IT was the first fight of Christmas, and possibly the one with the most at stake. Call me misguided or pathetic — or both — but one of the best things about the festive season was the post-baking, pre-washing-up wooden spoon.
The one with the remnants of the Yule log’s chocolate icing was a particular favourite, and usually by the time we came to do battle over it, competition in the kitchen had been whittled down to just two — my mother and me.
It wasn’t quite wooden spoons at dawn on Christmas Eve, but never underestimate the power of a chocolate-slathered spatula to thwart the tidings of peace and goodwill.
My mother, of course, always graciously conceded defeat, saying she would have exclusive licking rights when we went back to school. If the row, staged as it might have been, was the first sign of festive dissent, the generous olive branch was the first of many acts of forgiveness during the 12 days that would follow.

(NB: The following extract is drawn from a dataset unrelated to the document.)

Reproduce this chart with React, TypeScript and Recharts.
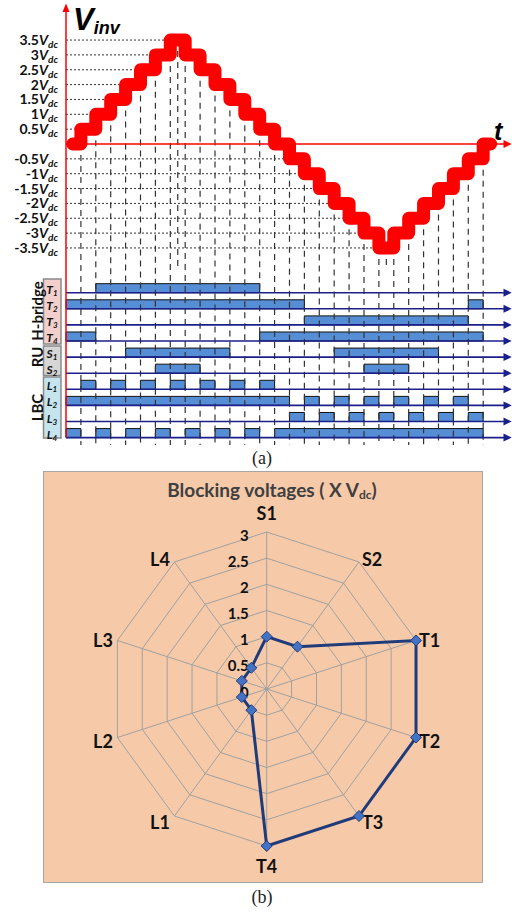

And Christmas would continue like that — by turns joyful, heart-warming, awkward, stressful and overwhelming. But for every occasion, there was a tipple and the results of the great Christmas Eve back-off: Yule log, mince pies and newly iced Christmas cake.
There is something about cake that provides the glue for every social occasion. It’s celebratory, joyful, a tiny bit sinful and it brings people together in all kinds of circumstances. It’s the social adhesive at Christmas but also at birthdays, bar mitzvahs, christenings, weddings … the list goes on.
No wonder the Great British Bake Off struck such a chord. In October, the show’s final episode on the BBC drew a staggering 14.8 million viewers. When it moves to Channel 4, it will lose three of its four presenters – the singular Mary Berry and comedians Sue and Mel – and possibly many of its viewers. However, it has succeeded in reawakening the appeal of baking in millions of households.
Part of the GBBO’s winning recipe is its gentle treatment of participants, its impish humour and the art of turning a soggy bottom into high drama.
It’s strange then that Irish home baking tends to be a solo activity — 65% of people bake on their own, according to a 2016 Bord Bia study. And many of those are becoming more health conscious. The home baking market in the Republic has been declining by 2.2% year on year, yet it is still worth a reported €119m.
A little surprisingly, it is still a largely female activity. Four-in-five Irish bakers are women, but here’s the interesting bit — bakers are spread across all regions, ages and social class. The fairy cake, it seems, knows no bounds.
Most of those who bake (60%) say they do it for families and friends, but a whopping 55% say they bake for fun.
And there is such fun in trying to turn sugar, butter and flour into something that bears even a passing resemblance to the grease-stained picture in the recipe book.
If you’ve managed to carve out some baking time from the frenzy of the everyday, it’s says something about your quality of life. It’s a quiet victory to be able to do something non-essential. Although, it’s hard to admit, cake is probably not vital to human life. I suppose we could survive without cake, but what a loss.
Creaming butter and sugar must be one of the most comforting, meditative acts there is. (Food-processor heretics, take note.) The wonderful Marian Keyes was not the only person to note that she was Saved by Cake. Her book on the subject describes how baking proved a daily comfort and how her depression lifted along with her sponges.
Chef and author Sophie White reprises the theme, more generally, in this year’s Recipes for a Nervous Breakdown, a taboo-exposing collection of “recipes and rants” that accompany her central premise: “Life may not always be perfect, but there’s always food.”
The joy of producing that food — including, of course, cake — in your own kitchen is not only an act of fun and creativity but an elemental human right. The 1,000-plus homeless Irish families who will spend Christmas in hotels and emergency accommodation are denied so many things but among them is the simple pleasure of being able to bake, if or when the impulse takes you.
The same is true of those in direct provision, not to mention the millions displaced by war and conflict in the largest refugee crisis since World War II. What they have lost is incalculable, but when you deprive a people of the means to nourish themselves, it is the final act of human degradation.
On the other hand, there is nothing like the simplest of acts to reignite the fire of human kindness. Take what happened on a packed train on Black Friday as an example. Two inveterate bargain-hunters were coming back from Cork laden down with bags. As a post-shopping treat, they had bought a box of Marks & Spencer mince pies (luxury, of course) to have with tea on the train.
Before I knew it, a cup of steaming tea and a mince pie were on the table in front of me. Although it was still November, it struck me as the essence of the Christmas spirit (a shout out to Maeve and Muireann).
The unexpected treat also sparked something of a Proustian madeleine moment. A bite of mince pie with its hot tea chaser — don’t let anyone criticise the quality of tea on Iarnród Éireann — brought me right back to that kitchen with my mother when we would chance a just-out-of-the-oven pie to make sure they were ready for the masses.
There was another little spat over who might get the burned bits on the tin and a slight to-do about the washing up, but Christmas had truly started. It’s only now know that I can appreciate how lucky we were to have been able to bake our cake – and to eat it.